GRAVE Pleasures were at Sound Control in Manchester last night (October 9), Ollie Mackenzie was there for us…

Grave Pleasures is a band that can be summed up in three words; bold, brash, brilliant. A band whose stage presence is only matched by their potential as an act that could give the post-punk genre the adrenaline shot it’s been needing for almost a decade.

However, their thunder was almost completely stolen by their own support act ‘Desperate Journalist’, who displayed more traditional ideas of post-punk rock, whilst also adding elements of alt-pop to their set.

With a name inspired by a remark made to the controversial Paul Morley by 80’s post-punk stalwarts The Cure, it becomes easy to spot the intentions of the group. Special praise goes to frontwoman Jo Bevan, who managed to craft emotive and stark lyrics that complement Rob Hardy’s 12-string assault on newer, watered down alt-pop incredibly well.

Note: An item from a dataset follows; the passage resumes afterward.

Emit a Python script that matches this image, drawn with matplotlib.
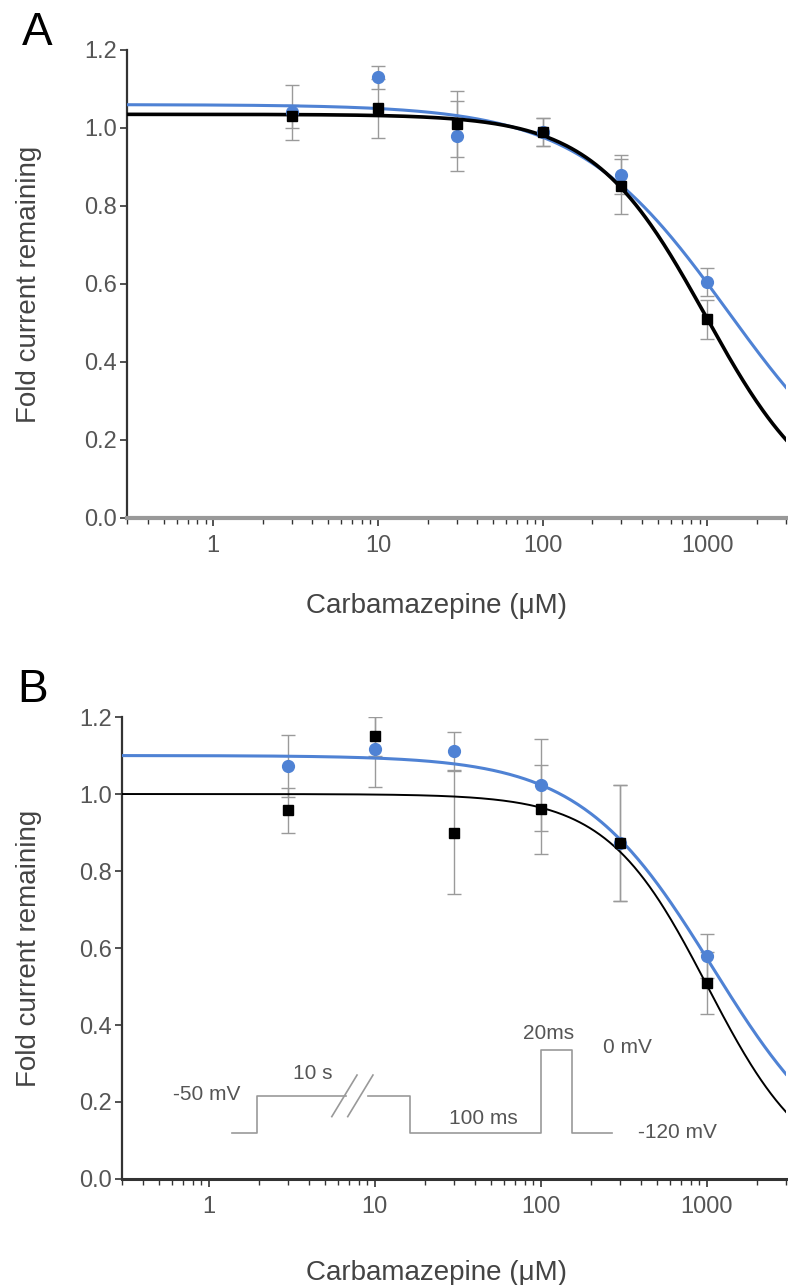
import numpy as np
import matplotlib
matplotlib.use("Agg")
import matplotlib.pyplot as plt
from matplotlib.ticker import LogLocator, FixedLocator, NullFormatter

plt.rcParams['font.family'] = ['Liberation Sans', 'DejaVu Sans']

BLUE = "#4f82d4"
GREY = "#9a9a9a"

# concentrations (uM)
conc = [3, 10, 30, 100, 300, 1000]

# panel A
a_black = [1.03, 1.05, 1.01, 0.99, 0.85, 0.51]
a_black_err = [0.03, 0.075, 0.085, 0.035, 0.07, 0.05]
a_blue = [1.04, 1.13, 0.98, 0.99, 0.88, 0.605]
a_blue_err = [0.07, 0.03, 0.09, 0.035, 0.05, 0.035]

# panel B
b_black = [0.958, 1.15, 0.90, 0.96, 0.873, 0.509]
b_black_err = [0.058, 0.05, 0.16, 0.115, 0.15, 0.08]
b_blue = [1.073, 1.117, 1.112, 1.023, 0.873, 0.579]
b_blue_err = [0.08, 0.10, 0.05, 0.12, 0.15, 0.057]

# Hill fit parameters: (top, IC50, hill slope)
a_black_fit = (1.035, 977, 1.27)
a_blue_fit = (1.06, 1330, 0.95)
b_black_fit = (1.00, 1011, 1.43)
b_blue_fit = (1.10, 1083, 1.09)

# voltage protocol sketch for panel B (axes fractions)
proto_x = [0.166, 0.203, 0.203, 0.337]
proto_y = [0.10, 0.10, 0.18, 0.18]
proto_x2 = [0.370, 0.434, 0.434, 0.631, 0.631, 0.678, 0.678, 0.738]
proto_y2 = [0.18, 0.18, 0.10, 0.10, 0.28, 0.28, 0.10, 0.10]


def hill(x, top, ic50, n):
    return top / (1 + (x / ic50) ** n)


def style_axis(ax, bottom_color, bottom_lw):
    ax.set_xscale("log")
    ax.set_xlim(0.3, 3000)
    ax.set_ylim(0, 1.2)
    ax.spines["top"].set_visible(False)
    ax.spines["right"].set_visible(False)
    ax.spines["left"].set_color("#333333")
    ax.spines["left"].set_linewidth(1.6)
    ax.spines["bottom"].set_color(bottom_color)
    ax.spines["bottom"].set_linewidth(bottom_lw)
    ax.set_yticks(np.arange(0, 1.21, 0.2))
    ax.set_yticklabels([f"{v:.1f}" for v in np.arange(0, 1.21, 0.2)])
    ax.xaxis.set_major_locator(FixedLocator([1, 10, 100, 1000]))
    ax.set_xticklabels(["1", "10", "100", "1000"])
    ax.xaxis.set_minor_locator(LogLocator(base=10, subs=np.arange(2, 10), numticks=20))
    ax.xaxis.set_minor_formatter(NullFormatter())
    ax.tick_params(axis="y", direction="out", length=5, width=1.2, color="#333333",
                   labelsize=17, labelcolor="#555555", pad=2)
    ax.tick_params(axis="x", which="major", direction="out", length=6, width=1.2,
                   color="#333333", labelsize=17, labelcolor="#555555", pad=6)
    ax.tick_params(axis="x", which="minor", direction="out", length=4, width=1.0,
                   color="#333333")
    ax.set_xlabel("Carbamazepine (μM)", fontsize=20, color="#444444")
    ax.set_ylabel("Fold current remaining", fontsize=20, color="#444444")


xfit = np.logspace(np.log10(0.3), np.log10(3000), 400)

fig = plt.figure(figsize=(7.88, 12.85), dpi=100)

# ---- panel A
axA = fig.add_axes([0.1612, 0.5969, 0.8363, 0.3642])
style_axis(axA, "#999999", 3)
axA.errorbar(conc, a_blue, yerr=a_blue_err, fmt="none", ecolor=GREY, elinewidth=1,
             capsize=5, capthick=1, zorder=2)
axA.errorbar(conc, a_black, yerr=a_black_err, fmt="none", ecolor=GREY, elinewidth=1,
             capsize=5, capthick=1, zorder=2)
axA.plot(xfit, hill(xfit, *a_blue_fit), color=BLUE, lw=2.2, zorder=3)
axA.plot(xfit, hill(xfit, *a_black_fit), color="black", lw=2.6, zorder=4)
axA.plot(conc, a_blue, "o", color=BLUE, ms=8.5, zorder=5)
axA.plot(conc, a_black, "s", color="black", ms=7.5, zorder=6)
axA.yaxis.set_label_coords(-0.129, 0.5)
axA.xaxis.set_label_coords(0.47, -0.160)

# ---- panel B
axB = fig.add_axes([0.1548, 0.0825, 0.8426, 0.3595])
style_axis(axB, "#333333", 2.2)
axB.errorbar(conc, b_blue, yerr=b_blue_err, fmt="none", ecolor=GREY, elinewidth=1,
             capsize=5, capthick=1, zorder=2)
axB.errorbar(conc, b_black, yerr=b_black_err, fmt="none", ecolor=GREY, elinewidth=1,
             capsize=5, capthick=1, zorder=2)
axB.plot(xfit, hill(xfit, *b_black_fit), color="black", lw=1.4, zorder=3)
axB.plot(xfit, hill(xfit, *b_blue_fit), color=BLUE, lw=2.2, zorder=4)
axB.plot(conc, b_blue, "o", color=BLUE, ms=8.5, zorder=5)
axB.plot(conc, b_black, "s", color="black", ms=7.5, zorder=6)
axB.yaxis.set_label_coords(-0.120, 0.5)
axB.xaxis.set_label_coords(0.473, -0.175)

# protocol inset
pc = "#999999"
axB.plot(proto_x, proto_y, color=pc, lw=1.2, transform=axB.transAxes, clip_on=False)
axB.plot(proto_x2, proto_y2, color=pc, lw=1.2, transform=axB.transAxes, clip_on=False)
for dx in (0.0, 0.024):
    axB.plot([0.316 + dx, 0.354 + dx], [0.135, 0.225], color=pc, lw=1.2,
             transform=axB.transAxes)
tkw = dict(transform=axB.transAxes, fontsize=15, color="#555555", va="center")
axB.text(0.178, 0.182, "-50 mV", ha="right", **tkw)
axB.text(0.288, 0.228, "10 s", ha="center", **tkw)
axB.text(0.544, 0.130, "100 ms", ha="center", **tkw)
axB.text(0.642, 0.315, "20ms", ha="center", **tkw)
axB.text(0.761, 0.284, "0 mV", ha="center", **tkw)
axB.text(0.836, 0.10, "-120 mV", ha="center", **tkw)

fig.text(37 / 788, 1 - 33 / 1285, "A", fontsize=33, ha="center", va="center")
fig.text(33 / 788, 1 - 690 / 1285, "B", fontsize=33, ha="center", va="center")

fig.savefig("out.png", dpi=100)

It’s a chemistry that shines on stage, and is massively assisted by Bevan possessing the vocal ability of a upstart Suzi Persson, and on stage personality of a young Suzi Quatro. If this tour represents their arrival to the world of live music, then they’ve not just come to play, but to assault your senses with a sound that is not only well crafted, but bracingly old school timbre. I only hope that they can continue to go from strength to strength and enjoy headlining tours soon.

With Desperate Journalist setting the bar, Grave Pleasures did well to match and slightly exceed it. With roots in Scandinavian outfit Beastmilk, the three surviving members of the group (now joined by guitarist Juho Vanhanen, and drummer Uno Bruniusson of “In Solitude” fame) have managed to turn the solid, if at times erratic, debut album ‘Climax’, into a more cohesive and succinct sound.

It came out in their set well, and although the band is thoroughly celebrating a new era, they weren’t afraid to revisit their past. With their set list boasting tracks such as the lyrically hard, almost Morrissey inspired ‘Death Reflects Us’ to the altogether more relaxed ‘Genocidal Crush’. Pleasures are an act that champions its origins, whist also celebrating the added focus that their recent additions bring.

Such focus was on display in force last night, as they moved on to some of the leading numbers of their new LP ‘Dreamclash’, taking on a some elements of funk rock that made the Red Hot Chilli Peppers such a tour de force; tracks such as ‘Hip New Moon’ and ‘Girl in a vortex’ especially have a thumping, hypnotic rhythm to them, especially when performed live.

In a night that sent a clear message of the importance of vocally astute and charismatic front people, a special mention has to go to vocalist Mat Kvohst McNerney. The 36-year old has an incredible cult of personality when on stage. The most experienced musician of the group is a truly mesmerising man to watch perform, who casts a spell over his audience usually only reserved for the Rou Reynolds and Anthony Kiedis’s of the world.

As a complete act though, tonight proved that Grave Pleasures are a superbly strong entry point into the world of punk rock, sure there music might not be the most complex in musical, nor is it the most revolutionary in terms of lyrical composition. However, in a modern rock world that has been chasing its own tail since the dawn of the millennium, Grave Pleasures (and Desperate Journalist it has to be said) provide some proof that creativity and traditional true to genre philosophies can still break through and be embraced.